A practical tie-breaker: pick the one that removes friction.
If you know you’ll invest more often when it’s easy to automate, choose the option that makes automation painless. If you know you’re more likely to invest when you can do it instantly in the same app where your paycheck lands, choose the one that fits that workflow.
Another tie-breaker: where you’re holding it.
- Retirement accounts (like 401(k), IRA equivalents): taxes inside the account are usually less of a day-to-day concern, so convenience and available options often matter most.
- Taxable brokerage accounts: tax efficiency and avoiding unnecessary distributions can matter more, especially as your balance grows.
Small warning label: not every “index fund” is automatically low-cost or well-run, and not every ETF is automatically diversified. Always check what index it tracks, what it holds, and the expense ratio.

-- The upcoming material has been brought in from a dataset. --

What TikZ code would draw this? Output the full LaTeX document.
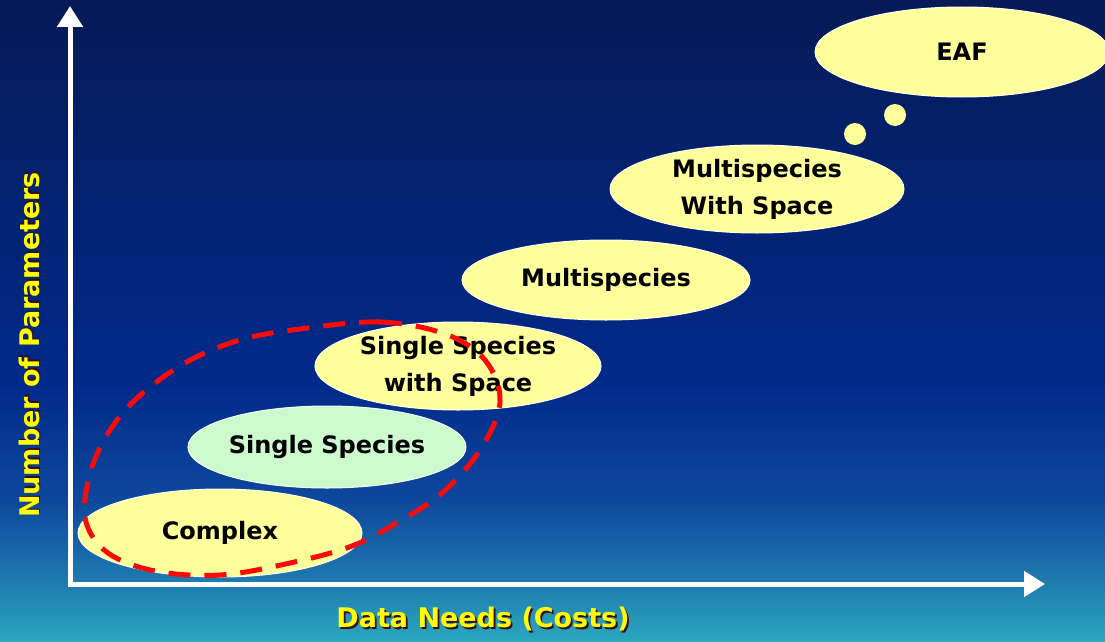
\documentclass[tikz,border=0pt]{standalone}
\usepackage{fontspec}
\setmainfont{DejaVu Sans}
\usetikzlibrary{shapes.geometric,arrows.meta}
\definecolor{bgtop}{RGB}{6,26,86}
\definecolor{bgmid}{RGB}{0,42,138}
\definecolor{bglow}{RGB}{14,72,156}
\definecolor{bgtl}{RGB}{30,125,176}
\definecolor{bgbot}{RGB}{42,168,190}
\definecolor{bubyellow}{RGB}{255,255,155}
\definecolor{bubgreen}{RGB}{205,250,205}
\definecolor{dashred}{RGB}{250,10,10}
\definecolor{labyellow}{RGB}{255,255,0}
\definecolor{shadowdark}{RGB}{60,10,10}
\newcommand\shadowedtext[1]{\leavevmode\rlap{\kern1.8pt\raisebox{-1.8pt}{\textcolor{shadowdark}{#1}}}#1}
\pgfdeclareverticalshading{slidebg}{100bp}{color(0bp)=(bgbot); color(25bp)=(bgbot); color(29.5bp)=(bgtl); color(36bp)=(bglow); color(45bp)=(bgmid); color(75bp)=(bgtop); color(100bp)=(bgtop)}
\tikzset{
  bub/.style={ellipse, fill=bubyellow, draw=white!80!bubyellow, line width=1pt, inner sep=0pt,
    font=\fontsize{24}{37}\selectfont\bfseries, align=center, text=black},
  axisline/.style={white, line width=5pt, {Triangle[width=25pt,length=21pt]}-{Triangle[width=25pt,length=21pt]}},
  axlab/.style={font=\fontsize{27}{30}\selectfont\bfseries, text=labyellow},
  dot/.style={circle, fill=bubyellow, inner sep=0pt, minimum size=22pt},
  redloop/.style={dashred, line width=5pt, dash pattern=on 22pt off 14pt}
}
\begin{document}
\begin{tikzpicture}[x=1pt,y=-1pt]
\useasboundingbox (0,0) rectangle (1105,642);
\shade[shading=slidebg] (0,0) rectangle (1105,642);
% axes
\coordinate (O) at (70,584);
\coordinate (ytip) at (70,6);
\coordinate (xtip) at (1045,584);
\draw[axisline] (ytip) -- (O) -- (xtip);
% bubbles
\node[bub, minimum width=294pt, minimum height=90pt] (eaf) at (962,52) {EAF};
\node[dot] (dotA) at (895,115) {};
\node[dot] (dotB) at (855,134) {};
\node[bub, minimum width=294pt, minimum height=88pt] (mws) at (757,189) {Multispecies\\With Space};
\node[bub, minimum width=288pt, minimum height=80pt] (ms) at (606,280) {Multispecies};
\node[bub, minimum width=286pt, minimum height=88pt] (ssws) at (458,366) {Single Species\\with Space};
\node[bub, fill=bubgreen, draw=white!80!bubgreen, minimum width=278pt, minimum height=82pt] (ss) at (327,447) {Single Species};
\node[bub, minimum width=284pt, minimum height=88pt] (cx) at (220,533) {Complex};
% red dashed loop
\draw[redloop] plot[smooth cycle, tension=0.6] coordinates {
  (300,329) (380,322) (445,334) (485,360) (500,402) (480,450) (442,493) (398,522) (352,546)
  (290,563) (220,575) (155,571) (108,553) (86,522) (88,482) (104,440) (135,400) (185,363) (240,340)};
% axis labels
\node[axlab] (xlab) at (483,620) {\shadowedtext{Data Needs (Costs)}};
\node[axlab, rotate=90] (ylab) at (30,345) {\shadowedtext{Number of Parameters}};
\end{tikzpicture}
\end{document}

The wrapper isn’t a guarantee of quality.
To make this concrete, imagine two products that both track the same broad U.S. stock index:
- Fund A (mutual fund) lets you schedule $100 every Friday automatically.
- Fund B (ETF) is slightly cheaper per year, but you have to remember to place a trade, and sometimes you wait because “today feels like a bad day.”
If Fund A gets you to actually invest 50 weeks a year, while Fund B leads to missed months, Fund A can win in the only way that really counts: you stayed consistent.
A note on “timing”: People sometimes worry that mutual funds only pricing once a day is a disadvantage. For long-term investing, it’s usually not. If you’re investing for years, the difference between 11:00 a.m. and 4:00 p.m. on one random Tuesday is rarely the make-or-break factor. What matters more is your savings rate, diversification, time in the market, and whether you stick to your plan through boring and scary periods.
If you’re the type who enjoys optimizing details, ETFs can be a neat tool. If you’re the type who wants investing to be as forgettable as turning on autopay, a traditional index mutual fund can feel like a relief.